Le froid qui règne à l’extérieur ne les dérange nullement. Son poêle qu’il a réalisé lui-même réchauffe toute la maisonnée. Le stock de bois et des fûts de mazout lui tiendront tout l’hiver. Ce soir, il est seul, sa petite famille se trouve chez la grand-mère. Connu pour sa grande générosité et son hospitalité, il héberge des invités que lui confiera le vieux Tahar, un voisin, qui, lui, n’a pas la chance d’avoir ses commodités.
Il dort d’un seul œil, car en cette soirée hivernale, le gèle est annonciateur des premières neiges. Il vérifie si son fusil de chasse est devant la porte d’entrée avant de s’emmitoufler dans une couverture douillette, à proximité du feu qu’il vient d’attiser. Après un somme qui a duré quelques instants seulement, il se lève, enfile sa kachabia, chausse ses bottes en caoutchouc, enveloppe sa tête dans son bonnet et sort. Dehors, la cour est couverte d’un tapis blanc et les arbres se sont transformés en de gigantesques pins à sucre. Hocine se dirige droit vers l’enclos des chèvres.

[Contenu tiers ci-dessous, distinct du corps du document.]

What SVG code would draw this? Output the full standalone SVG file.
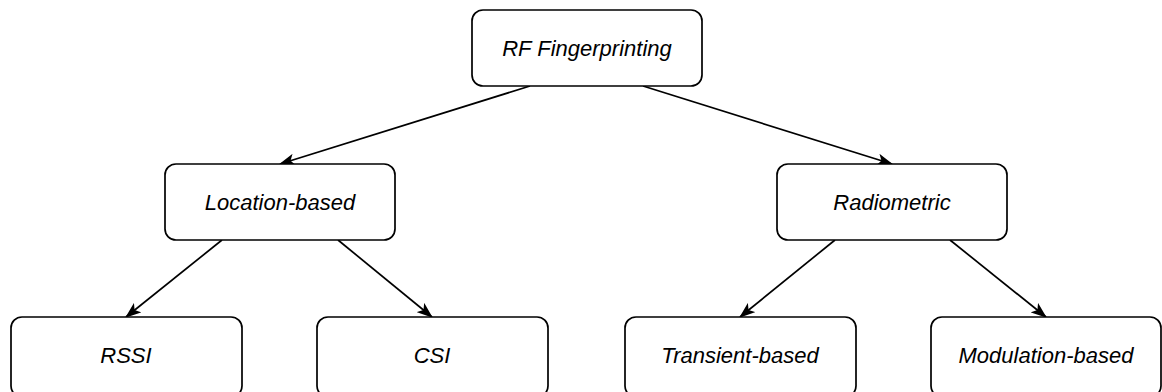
<svg xmlns="http://www.w3.org/2000/svg" width="1162" height="392" viewBox="0 0 1162 392">
<style>
.box{fill:#fff;stroke:#000;stroke-width:1.7}
.lbl{font-family:"Liberation Sans",Arial,sans-serif;font-style:italic;font-size:22px;fill:#000;text-anchor:middle;dominant-baseline:central}
.edge{stroke:#000;stroke-width:1.7;fill:none;marker-end:url(#arr)}
</style>
<defs>
<marker id="arr" viewBox="0 0 16 12" refX="15" refY="6" markerWidth="16" markerHeight="12" markerUnits="userSpaceOnUse" orient="auto">
<path d="M0,0 L16,6 L0,12 L4,6 Z" fill="#000"/>
</marker>
</defs>
<g id="connectors">
<line class="edge" x1="530" y1="86" x2="280" y2="164"/>
<line class="edge" x1="643" y1="86" x2="892" y2="164"/>
<line class="edge" x1="222" y1="240" x2="126" y2="317"/>
<line class="edge" x1="338" y1="240" x2="432" y2="317"/>
<line class="edge" x1="835" y1="240" x2="740" y2="317"/>
<line class="edge" x1="950" y1="240" x2="1046" y2="317"/>
</g>
<g id="rf"><rect class="box" x="472" y="10" width="230" height="76" rx="11"/><text class="lbl" x="587" y="48">RF Fingerprinting</text></g>
<g id="loc"><rect class="box" x="165" y="164" width="230" height="76" rx="11"/><text class="lbl" x="280" y="202">Location-based</text></g>
<g id="radio"><rect class="box" x="777" y="164" width="230" height="76" rx="11"/><text class="lbl" x="892" y="202">Radiometric</text></g>
<g id="rssi"><rect class="box" x="11" y="317" width="231" height="80" rx="11"/><text class="lbl" x="126" y="355">RSSI</text></g>
<g id="csi"><rect class="box" x="317" y="317" width="231" height="80" rx="11"/><text class="lbl" x="432" y="355">CSI</text></g>
<g id="transient"><rect class="box" x="625" y="317" width="231" height="80" rx="11"/><text class="lbl" x="740" y="355">Transient-based</text></g>
<g id="modulation"><rect class="box" x="931" y="317" width="230" height="80" rx="11"/><text class="lbl" x="1046" y="355">Modulation-based</text></g>
</svg>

Il vérifie si elles sont bien protégées car ses barbichettes sont très sensibles au froid. Il retourne au chaud, le nez rouge, les mains glacées.
Il ajoute une bûche qu’il coupe en menus morceaux avec une hache qu’il garde constamment près de son bûcher, se déchausse, met ses pieds près du feu, souffle dans ses mains jusqu’à ce qu’il retrouve cette chaleur qui réchauffe tout son corps. Après quoi, il se rendort.
La sonnerie de son téléphone portable le réveille en sursaut. Il est 5h. Il fait encore nuit. Il n’a dormi qu’une petite poignée d’heures. Mais il faut se lever. Il prend la marmite remplie d’eau qu’il a posée la veille sur son poêle, ça lui évite d’allumer le suppresseur, et lui permet une économie d’énergie. Il se dirige ensuite vers la salle de bains, se lave le visage et fait ses ablutions. Il sort et va droit vers l’étable pour nourrir ses bêtes qui s’agitent déjà. Il attendra que le soleil se lève et réchauffe le dos de la montagne pour les emmener sur les hauteurs, à travers un sentier rocailleux.
Elles auront toute la journée pour gambader et se gaver d’une herbe verte et fraîche. Dans sa besace, il mettra son maigre repas composé d’un morceau de fromage et d’un pain fait maison, ainsi qu’un oignon vert. Ses chiens, ses fidèles compagnons, veilleront au grain. Hocine croise Anouar, le bûcheron du jour, à l’allure très vive. Il est quelque peu son contraire, mais s’entend bien avec lui. Plus bas, la rivière murmure.
Notre berger respire à pleins poumons : pour rien au monde il n’échangera sa montagne, même contre les plus grandes capitales du monde.